Breaking any key from a set by random guessing is indeed 'easier' than breaking a specific key, but not enough to make a difference.
How many known keys there are depends on who does the knowing, but if consider available from public servers on the Internet, several projects have collected more or less all SSL/TLS and/or SSH keys on public Internet servers for various kinds of investigations; see https://www.factorable.net for one good example. This takes some work and a bit of time, but is quite possible. They reported 12 million in 2012; adding a generous allowance for growth and rounding up, call it about 32 million (2^25). This is not large at all for modern database systems and computers, although e.g. storing it on paper cards in an old-style library catalog would be costly.

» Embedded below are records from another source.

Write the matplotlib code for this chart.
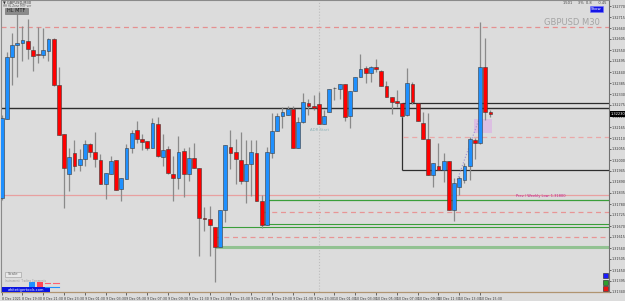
import matplotlib
matplotlib.use("Agg")
import matplotlib.pyplot as plt
import numpy as np
from matplotlib.patches import Rectangle
from matplotlib.ticker import MultipleLocator, FormatStrFormatter

# GBPUSD M30 bars
opens = [1.31810, 1.32205, 1.32515, 1.32575, 1.32585, 1.32595, 1.32550, 1.32530, 1.32525, 1.32545,
         1.32605, 1.32375, 1.32130, 1.31930, 1.32035, 1.31975, 1.32005, 1.32080, 1.32040, 1.32000,
         1.31880, 1.31930, 1.32000, 1.31855, 1.31905, 1.32060, 1.32150, 1.32105, 1.32095, 1.32060,
         1.32180, 1.32015, 1.32055, 1.31930, 1.31910, 1.32045, 1.31930, 1.32010, 1.31960, 1.31710,
         1.31705, 1.31665, 1.31565, 1.31750, 1.32065, 1.32040, 1.32000, 1.31895, 1.31980, 1.32035,
         1.31795, 1.31675, 1.32035, 1.32145, 1.32220, 1.32225, 1.32255, 1.32060, 1.32190, 1.32285,
         1.32270, 1.32280, 1.32180, 1.32240, 1.32360, 1.32355, 1.32380, 1.32220, 1.32345, 1.32415,
         1.32460, 1.32435, 1.32465, 1.32445, 1.32370, 1.32315, 1.32295, 1.32285, 1.32225, 1.32380,
         1.32285, 1.32185, 1.32105, 1.31925, 1.31970, 1.31950, 1.31995, 1.31750, 1.31865, 1.31900,
         1.31970, 1.32100, 1.32085, 1.32465, 1.32240]
highs = [1.32225, 1.32540, 1.32635, 1.32730, 1.32670, 1.32705, 1.32570, 1.32665, 1.32660, 1.32610,
         1.32610, 1.32465, 1.32130, 1.32060, 1.32100, 1.32055, 1.32100, 1.32085, 1.32140, 1.32030,
         1.31935, 1.32020, 1.32000, 1.31910, 1.32080, 1.32150, 1.32195, 1.32130, 1.32095, 1.32210,
         1.32215, 1.32130, 1.32070, 1.32020, 1.32120, 1.32060, 1.32065, 1.32085, 1.31960, 1.31765,
         1.31770, 1.31665, 1.31750, 1.32075, 1.32150, 1.32105, 1.32140, 1.32100, 1.32100, 1.32100,
         1.31825, 1.32065, 1.32235, 1.32235, 1.32265, 1.32270, 1.32270, 1.32215, 1.32335, 1.32305,
         1.32325, 1.32340, 1.32250, 1.32355, 1.32365, 1.32380, 1.32380, 1.32345, 1.32415, 1.32530,
         1.32470, 1.32470, 1.32505, 1.32450, 1.32395, 1.32315, 1.32350, 1.32285, 1.32460, 1.32390,
         1.32285, 1.32240, 1.32235, 1.31985, 1.32085, 1.32035, 1.31995, 1.31910, 1.31920, 1.31985,
         1.32115, 1.32110, 1.32690, 1.32610, 1.32250]
lows = [1.31800, 1.32205, 1.32375, 1.32415, 1.32495, 1.32505, 1.32445, 1.32485, 1.32510, 1.32495,
        1.32370, 1.32125, 1.31760, 1.31845, 1.31945, 1.31945, 1.31970, 1.32015, 1.31965, 1.31880,
        1.31805, 1.31930, 1.31850, 1.31795, 1.31905, 1.32035, 1.32085, 1.32050, 1.32050, 1.32060,
        1.32015, 1.31970, 1.31930, 1.31795, 1.31855, 1.31815, 1.31895, 1.31960, 1.31520, 1.31645,
        1.31520, 1.31390, 1.31565, 1.31690, 1.31955, 1.31880, 1.31880, 1.31785, 1.31820, 1.31795,
        1.31660, 1.31675, 1.32010, 1.32145, 1.32160, 1.32225, 1.32060, 1.32060, 1.32185, 1.32225,
        1.32250, 1.32180, 1.32180, 1.32240, 1.32300, 1.32305, 1.32195, 1.32160, 1.32345, 1.32415,
        1.32385, 1.32390, 1.32440, 1.32370, 1.32315, 1.32230, 1.32265, 1.32215, 1.32220, 1.32280,
        1.32195, 1.32105, 1.31925, 1.31865, 1.31950, 1.31890, 1.31750, 1.31695, 1.31825, 1.31885,
        1.31900, 1.32005, 1.32080, 1.32200, 1.32215]
closes = [1.32210, 1.32515, 1.32575, 1.32585, 1.32600, 1.32555, 1.32520, 1.32525, 1.32550, 1.32605,
          1.32375, 1.32125, 1.31960, 1.32015, 1.31970, 1.32005, 1.32080, 1.32040, 1.32005, 1.31880,
          1.31935, 1.31995, 1.31850, 1.31910, 1.32060, 1.32135, 1.32105, 1.32090, 1.32060, 1.32185,
          1.32020, 1.32050, 1.31935, 1.31910, 1.32040, 1.31930, 1.32010, 1.31960, 1.31710, 1.31705,
          1.31675, 1.31565, 1.31750, 1.32075, 1.32035, 1.32005, 1.31895, 1.31980, 1.32040, 1.31795,
          1.31675, 1.32040, 1.32145, 1.32220, 1.32240, 1.32255, 1.32060, 1.32190, 1.32290, 1.32270,
          1.32260, 1.32180, 1.32220, 1.32355, 1.32360, 1.32380, 1.32215, 1.32345, 1.32415, 1.32455,
          1.32435, 1.32465, 1.32455, 1.32370, 1.32315, 1.32290, 1.32285, 1.32220, 1.32385, 1.32290,
          1.32195, 1.32105, 1.31925, 1.31985, 1.31950, 1.31995, 1.31750, 1.31885, 1.31910, 1.31970,
          1.32105, 1.32085, 1.32465, 1.32240, 1.32230]

time_labels = ["8 Dec 2021", "8 Dec 19:30", "8 Dec 21:30", "8 Dec 23:30", "9 Dec 01:30",
               "9 Dec 03:30", "9 Dec 05:30", "9 Dec 07:30", "9 Dec 09:30", "9 Dec 11:30",
               "9 Dec 13:30", "9 Dec 15:30", "9 Dec 17:30", "9 Dec 19:30", "9 Dec 21:30",
               "9 Dec 23:30", "10 Dec 01:30", "10 Dec 03:30", "10 Dec 05:30", "10 Dec 07:30",
               "10 Dec 09:30", "10 Dec 11:30", "10 Dec 13:30", "10 Dec 15:30"]

# indicator levels
prev_high = 1.32665
daily_pivot = 1.32260
box_top, box_bottom = 1.32285, 1.31950
box_mid = 1.32115
weekly_low = 1.31800
weekly_low_label = "Prev / Weekly Low: 1.31800"
zone_lines = [1.31825, 1.31740, 1.31678, 1.31665, 1.31615, 1.31565]
last_price = closes[-1]

W, H = 625, 301
BG = '#dcdcdc'
fig = plt.figure(figsize=(W / 100, H / 100), dpi=100)
fig.patch.set_facecolor(BG)
ax = fig.add_axes([1.5 / W, 9 / H, 607.5 / W, 292 / H])
ax.set_facecolor(BG)

o, hi, lo, c = map(np.array, (opens, highs, lows, closes))
idx = np.arange(len(o))
up = c > o
ax.vlines(idx, lo, hi, color='#8a8a8a', lw=0.9, zorder=3)
ax.bar(idx, np.maximum(np.abs(c - o), 0.00002), bottom=np.minimum(o, c), width=0.7,
       color=np.where(up, '#1e90ff', '#ff0000'), edgecolor='#3a3a3a', linewidth=0.4, zorder=4)

ax.set_xlim(-0.038, 116.79)
ax.set_ylim(1.31340, 1.32800)

# levels
dash = (0, (4, 3))
ax.axhline(prev_high, color='#e59090', lw=0.9, ls=dash, zorder=2)
ax.axhline(daily_pivot, color='#2e2e2e', lw=1.0, zorder=2)
ax.axhline(zone_lines[0], color='#e8a0a0', lw=0.9, zorder=2)
ax.hlines([box_top, box_bottom], 77, 130, color='#2e2e2e', lw=0.9, zorder=2)
ax.vlines(77, box_bottom, box_top, color='#2e2e2e', lw=0.9, zorder=2)
ax.hlines(box_mid, 77.2, 130, color='#eaa8a8', lw=0.9, ls=dash, zorder=2)
ax.hlines(weekly_low, 50.6, 130, color='#3a9e3a', lw=0.9, zorder=2)
ax.hlines(zone_lines[1], 50.3, 130, color='#e89595', lw=0.9, ls=dash, zorder=2)
ax.hlines(zone_lines[2], 50.3, 130, color='#3a9e3a', lw=0.8, zorder=2)
ax.hlines(zone_lines[3], 41.6, 130, color='#3a9e3a', lw=0.8, zorder=2)
ax.hlines(zone_lines[4], 41.0, 130, color='#e89595', lw=0.9, ls=dash, zorder=2)
ax.hlines(zone_lines[5], 41.0, 130, color='#92c292', lw=2.2, zorder=2)

ax.text(99, 1.31818, weekly_low_label, color='#c0208c', fontsize=2.6, va='center', ha='left')
ax.text(115.1, 1.32688, 'GBPUSD M30', color='#a4a4a4', fontsize=6, ha='right', va='center')

# session marker
ax.axvline(61.1, color='#bdbdbd', lw=0.8, ls=':', zorder=1)
ax.text(61.1, 1.32150, 'ADR Start', color='#8fb3b8', fontsize=2.8, ha='center', va='center')

# projection box + dotted path
ax.add_patch(Rectangle((90.8, 1.32135), 3.5, 0.0007, facecolor='#dcbfe2', edgecolor='none', zorder=1))
ax.plot([87.6, 91.8], [1.31900, 1.32205], color='#9a90d8', lw=0.8, ls=':', zorder=2)

# axes styling
for s in ('left', 'top'):
    ax.spines[s].set_color('#8a8a8a')
    ax.spines[s].set_linewidth(0.8)
ax.spines['right'].set_color('#707070')
ax.spines['right'].set_linewidth(0.8)
ax.spines['bottom'].set_color('#b09470')
ax.spines['bottom'].set_linewidth(0.9)

ax.yaxis.tick_right()
ax.yaxis.set_major_locator(MultipleLocator(0.00055))
ax.yaxis.set_major_formatter(FormatStrFormatter('%.5f'))
ax.tick_params(axis='y', labelsize=2.45, length=1.5, width=0.5, pad=0.5, colors='#333333')
ax.set_xticks(idx[::4])
ax.set_xticklabels(time_labels, ha='left', fontsize=2.3, color='#333333')
ax.tick_params(axis='x', length=2, width=0.5, pad=1.3, colors='#333333')

# overlay in pixel coordinates for the terminal widgets
ov = fig.add_axes([0, 0, 1, 1])
ov.set_xlim(0, W)
ov.set_ylim(H, 0)
ov.axis('off')
ov.patch.set_alpha(0)

ov.text(3, 2.5, '\u25bc GBPUSD,M30', fontsize=2.6, color='#333333', va='center')
ov.text(3, 5.8, 'HH HL Zone MTF ver', fontsize=2.0, color='#555555', va='center')
ov.add_patch(Rectangle((5, 7.5), 23, 6, facecolor='#8a8a8a', edgecolor='#6a6a6a', lw=0.4))
ov.text(16.5, 10.5, 'HL MTF', fontsize=3.6, color='#1e1e1e', ha='center', va='center')

ov.text(563, 3, '1501     3%  0.8      0.45', fontsize=2.6, color='#444444', va='center')
ov.add_patch(Rectangle((590, 5.5), 13, 6, facecolor='#1414e6', edgecolor='#7070ff', lw=0.4))
ov.text(596.5, 8.5, 'Show', fontsize=2.8, color='white', ha='center', va='center')

ov.add_patch(Rectangle((609.5, 111.2), 15.5, 5.6, facecolor='black', edgecolor='none'))
ov.text(610.5, 114, '%.5f' % last_price, fontsize=2.6, color='white', va='center')

for yy, col in zip((273, 279.5, 286), ('#1a1aff', '#2e9e2e', '#ee1111')):
    ov.add_patch(Rectangle((602.7, yy), 5, 5, facecolor=col, edgecolor='#222222', lw=0.4))

ov.add_patch(Rectangle((5, 271.5), 16, 5.5, facecolor='#e8e8e8', edgecolor='#9a9a9a', lw=0.4))
ov.text(13, 274.3, 'Scale', fontsize=2.8, color='#666666', ha='center', va='center')
ov.text(5, 281, 'Instrument  Trading Comments', fontsize=1.9, color='#9a9a9a', va='center')
ov.add_patch(Rectangle((29, 281.5), 6, 5.5, facecolor='#1e90ff', edgecolor='none'))
ov.add_patch(Rectangle((37, 281.5), 6, 5.5, facecolor='#ff4455', edgecolor='none'))
ov.plot([45, 50], [283, 283], color='#ff6070', lw=0.8)
ov.plot([53, 59], [283, 283], color='#ff6070', lw=0.8)
ov.plot([45, 59], [287, 287], color='#1e90ff', lw=0.8)
ov.add_patch(Rectangle((2, 287), 48, 5.2, facecolor='#0a14e0', edgecolor='none'))
ov.text(26, 289.6, 'whitetigertools.com', fontsize=2.6, color='white', ha='center', va='center')

fig.savefig('out.png', dpi=100, facecolor=BG)
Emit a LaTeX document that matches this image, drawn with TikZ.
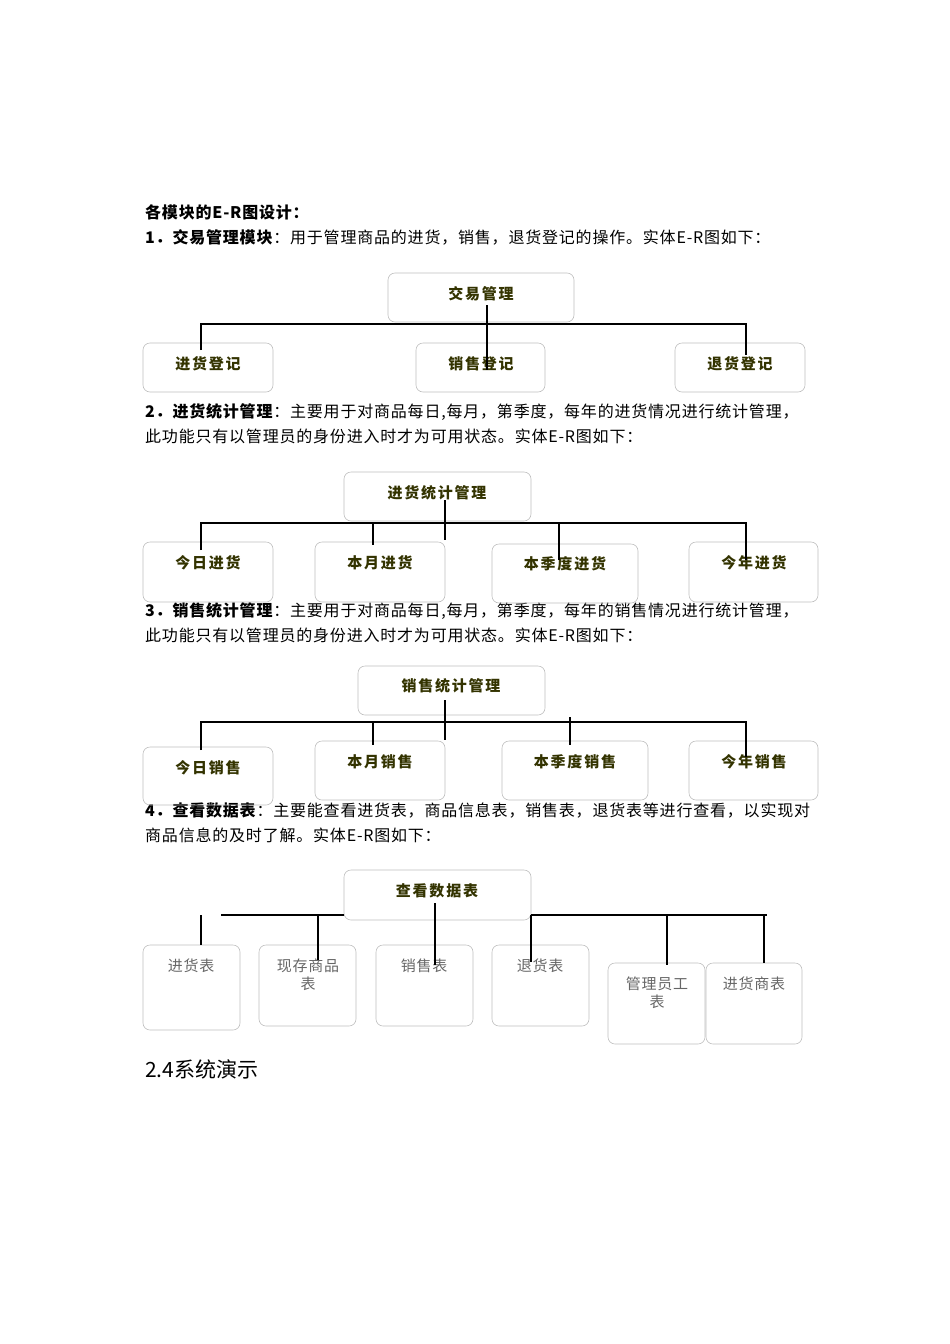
\documentclass[tikz,border=0pt]{standalone}
\usepackage{fontspec}
\setmainfont{Noto Sans CJK SC}
\newfontfamily\cjkb[LetterSpace=12]{Noto Sans CJK SC}
\newfontfamily\cjkp[LetterSpace=5]{Noto Sans CJK SC}
\definecolor{olive}{HTML}{333300}
\begin{document}
\begin{tikzpicture}[x=1pt,y=-1pt,
  box/.style={draw=black!25,rounded corners=7pt,line width=0.6pt},
  lbl/.style={font=\cjkb\fontsize{15}{17}\selectfont\bfseries,text=olive},
  tl/.style={font=\cjkp\fontsize{15}{18}\selectfont,text=black!60,align=center,text width=92pt,anchor=north},
  ln/.style={line width=1.6pt},
  para/.style={anchor=base west,inner sep=0pt,font=\cjkp\fontsize{16}{19}\selectfont}]
\useasboundingbox (0,0) rectangle (950,1344);
% text
\node[para] (h0) at (145,218) {\textbf{各模块的E-R图设计：}};
\node[para] (p1) at (145,243) {\textbf{1．交易管理模块}：用于管理商品的进货，销售，退货登记的操作。实体E-R图如下：};
\node[para] (p2a) at (145,417) {\textbf{2．进货统计管理}：主要用于对商品每日,每月，第季度，每年的进货情况进行统计管理，};
\node[para] (p2b) at (145,442) {此功能只有以管理员的身份进入时才为可用状态。实体E-R图如下：};
\node[para] (p3a) at (145,616) {\textbf{3．销售统计管理}：主要用于对商品每日,每月，第季度，每年的销售情况进行统计管理，};
\node[para] (p3b) at (145,641) {此功能只有以管理员的身份进入时才为可用状态。实体E-R图如下：};
\node[para] (p4a) at (145,816) {\textbf{4．查看数据表}：主要能查看进货表，商品信息表，销售表，退货表等进行查看，以实现对};
\node[para] (p4b) at (145,841) {商品信息的及时了解。实体E-R图如下：};
\node[para,font=\fontsize{21}{24}\selectfont] (s24) at (145,1077) {2.4系统演示};
% section 1
\draw[box] (388,273) rectangle (574,322); \node[lbl] (a0) at (481,294) {交易管理};
\draw[box] (143,343) rectangle (273,392); \node[lbl] (a1) at (208,364) {进货登记};
\draw[box] (416,343) rectangle (545,392); \node[lbl] (a2) at (481,364) {销售登记};
\draw[box] (675,343) rectangle (805,392); \node[lbl] (a3) at (740,364) {退货登记};
\draw[ln] (201,350) |- (746,324) -- (746,355);
\draw[ln] (487,305) -- (487,370);
% section 2
\draw[box] (344,472) rectangle (531,521); \node[lbl] (b0) at (437,493) {进货统计管理};
\draw[box] (143,542) rectangle (273,602); \node[lbl] (b1) at (208,563) {今日进货};
\draw[box] (315,542) rectangle (445,602); \node[lbl] (b2) at (380,563) {本月进货};
\draw[box] (492,544) rectangle (638,603); \node[lbl] (b3) at (565,564) {本季度进货};
\draw[box] (689,542) rectangle (818,602); \node[lbl] (b4) at (754,563) {今年进货};
\draw[ln] (201,550) |- (746,523) -- (746,560);
\draw[ln] (373,523) -- (373,545);
\draw[ln] (445,500) -- (445,540);
\draw[ln] (559,523) -- (559,560);
% section 3
\draw[box] (358,666) rectangle (545,715); \node[lbl] (c0) at (451,686) {销售统计管理};
\draw[box] (143,747) rectangle (273,805); \node[lbl] (c1) at (208,768) {今日销售};
\draw[box] (315,741) rectangle (445,800); \node[lbl] (c2) at (380,762) {本月销售};
\draw[box] (502,741) rectangle (648,800); \node[lbl] (c3) at (575,762) {本季度销售};
\draw[box] (689,741) rectangle (818,800); \node[lbl] (c4) at (754,762) {今年销售};
\draw[ln] (201,750) |- (746,722) -- (746,757);
\draw[ln] (373,722) -- (373,745);
\draw[ln] (445,700) -- (445,740);
\draw[ln] (570,717) -- (570,745);
% section 4
\draw[box] (344,870) rectangle (531,920); \node[lbl] (d0) at (437,891) {查看数据表};
\draw[box] (143,945) rectangle (240,1030); \node[tl] (d1) at (191,955) {进货表};
\draw[box] (259,945) rectangle (356,1026); \node[tl] (d2) at (308,955) {现存商品\\表};
\draw[box] (376,945) rectangle (473,1026); \node[tl] (d3) at (424,955) {销售表};
\draw[box] (492,945) rectangle (589,1026); \node[tl] (d4) at (540,955) {退货表};
\draw[box] (608,963) rectangle (705,1044); \node[tl] (d5) at (657,973) {管理员工\\表};
\draw[box] (706,963) rectangle (802,1044); \node[tl] (d6) at (754,973) {进货商表};
\draw[ln] (221,915) -- (344,915);
\draw[ln] (531,915) -- (767,915);
\draw[ln] (201,915) -- (201,945);
\draw[ln] (318,915) -- (318,960);
\draw[ln] (435,903) -- (435,965);
\draw[ln] (531,915) -- (531,962);
\draw[ln] (667,915) -- (667,965);
\draw[ln] (764,915) -- (764,963);
\end{tikzpicture}
\end{document}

As per the link in Crypt32's answer, the chance that a randomly generated RSA 4096 key matches a particular target is about 1 in 2^4070; with 2^25 targets, it improves to about 1 in 2^4045. Both of these are astronomically unlikely -- literally so; if you used all the energy in the universe the chance of hitting any target is still much less than the chance of your house being hit by dozens of independent asteroids within one second.
Even for RSA 2048, which is much more common today, you improve from 1/2^1005 to 1/2^980 -- still not enough to matter.
ECC, on the other hand, is much smaller because it isn't subject to math-structure attacks like RSA. For the commonly used ~256-bit curves (secp256r1, secp256k1, X25519/Ed25519) the universe does contain enough energy to break some reasonable number of keys, though the Earth doesn't. And for Bitcoin addresses, which run the secp256k1 key through a (net) 160-bit hash, it is quite possible someone will find a duplicate within not too many millenia, though probably not within your lifetime (or mine).